Steve Garnett, the unit manager for the Southgate Food Processing Center, stands next to a 48-gallon container used to collect food waste.
BLACKSBURG, Va., March 27, 2009 – Thanks to a new partnership between Virginia Tech Dining Services and Poplar Manor Enterprises LLC (PME), the Southgate Food Processing Center on campus has reduced the amount of food waste it sends to the local landfill each week by as much as 2.5 tons.
The composting program, which was put into action on Jan. 20, is part of a larger Dining Services initiative to explore sustainable alternatives.
“What we’re focusing on is changing the way that our employees think, and the habit of just tossing things in the trash,” said Steve Garnett, the unit manager for the Southgate Food Processing Center. “We’re trying to teach our staff that we want them to reduce, reuse, and recycle — in that order of priority.”
Each week, the Southgate Food Processing Center saves all compostable pre-consumer waste, including chopped vegetables, peelings, and cores, in 48-gallon containers provided by PME. At the end of each week, staff members from PME empty and clean the full containers and leave them to be filled again. The collected food waste is then driven to the PME facility in Riner, Va., where it begins a six-month process that will convert it to compost.

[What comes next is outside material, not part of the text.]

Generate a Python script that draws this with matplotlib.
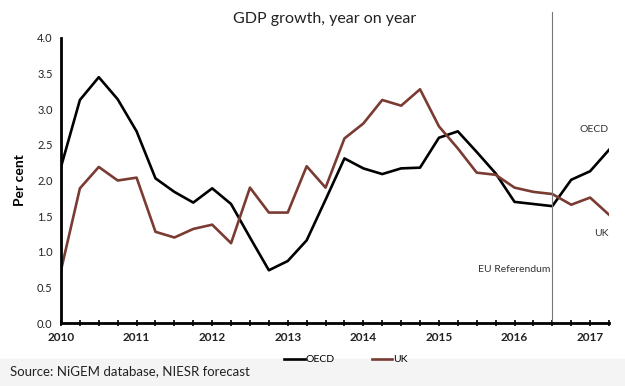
import numpy as np
import matplotlib
matplotlib.use('Agg')
import matplotlib.pyplot as plt
from matplotlib.patches import Rectangle

plt.rcParams['font.family'] = ['Lato', 'DejaVu Sans']

# quarterly, 2010Q1 .. 2017Q2
quarters = 2010 + np.arange(30) * 0.25
oecd = [2.19, 3.13, 3.45, 3.14,
        2.69, 2.03, 1.84, 1.69,
        1.89, 1.67, 1.20, 0.74,
        0.87, 1.16, 1.73, 2.31,
        2.17, 2.09, 2.17, 2.18,
        2.60, 2.69, 2.40, 2.10,
        1.70, 1.67, 1.64, 2.01,
        2.13, 2.43]
uk = [0.74, 1.89, 2.19, 2.00,
      2.04, 1.28, 1.20, 1.32,
      1.38, 1.12, 1.90, 1.55,
      1.55, 2.20, 1.90, 2.59,
      2.80, 3.13, 3.05, 3.28,
      2.76, 2.45, 2.11, 2.08,
      1.90, 1.84, 1.81, 1.66,
      1.76, 1.52]
years = [2010, 2011, 2012, 2013, 2014, 2015, 2016, 2017]
yticks = [0.0, 0.5, 1.0, 1.5, 2.0, 2.5, 3.0, 3.5, 4.0]
referendum = 2016.5

uk_col = '#7a3b33'

fig = plt.figure(figsize=(6.25, 3.86), dpi=100)
fig.patches.append(Rectangle((0, 0), 1, 0.07, transform=fig.transFigure,
                             color='#f4f4f4', zorder=-1))
ax = fig.add_axes([0.0976, 0.1632, 0.8768, 0.7384])

ax.plot(quarters, oecd, color='black', lw=1.9, label='OECD')
ax.plot(quarters, uk, color=uk_col, lw=1.9, label='UK')
ax.axvline(referendum, ymin=0, ymax=1.09, color='#777777', lw=0.8, clip_on=False)

ax.set_xlim(2010, 2017.25)
ax.set_ylim(0, 4)
ax.set_xticks(years)
ax.set_xticklabels([str(y) for y in years], fontsize=8.5, fontweight='bold', color='#222222')
ax.set_xticks(quarters, minor=True)
ax.set_yticks(yticks)
ax.set_yticklabels(['%.1f' % v for v in yticks], fontsize=8, color='#222222')
ax.tick_params(axis='x', which='both', direction='inout', length=5, width=1.2, pad=4)
ax.tick_params(axis='y', length=0, pad=6)

for s in ['top', 'right']:
    ax.spines[s].set_visible(False)
for s in ['left', 'bottom']:
    ax.spines[s].set_linewidth(2)

ax.set_ylabel('Per cent', fontsize=10, fontweight='bold', labelpad=8)
fig.text(0.52, 0.94, 'GDP growth, year on year', ha='center', fontsize=11.5, color='#222222')

ax.text(2017.05, 2.68, 'OECD', fontsize=7.5, ha='center', color='#333333')
ax.text(2017.15, 1.22, 'UK', fontsize=7.5, ha='center', color='#333333')
ax.text(2016.47, 0.72, 'EU Referendum', fontsize=7.5, ha='right', color='#333333')

ax.legend(loc='upper center', bbox_to_anchor=(0.52, -0.08), ncol=2, frameon=False,
          fontsize=7.5, handlelength=2.0, handletextpad=0.1, columnspacing=3.5)

fig.text(0.016, 0.028, 'Source: NiGEM database, NIESR forecast', fontsize=9.5, color='#222222')

fig.savefig('out.png', dpi=100)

To prepare the current employees at the Southgate facility, PME and Dining Services held a special training program to ensure that all questions about the new containers were addressed and answered. The training included the distribution of informational fliers, a roundtable meeting, and a special talk on sustainability by Mark Smallwood, the Mid-Atlantic green specialist for Whole Foods, during Dining Services’ department-wide training in January.
“We had worries at first that it was going to be complicated, as far as figuring out how to sort and separate everything, but it’s very quickly become second nature for the staff,” said Garnett. “It’s been great being able to head up the pilot program for this sort of initiative.”
The composting program, one of the first of its kind for a university in the area, has so far seen early success. Southgate has been able to reduce the amount of landfill waste sent out each week by as much as 2.5 tons, and the university is looking to expand the composting program to post-consumer waste as well, with Owens Food Court planned as the next location for a pilot program.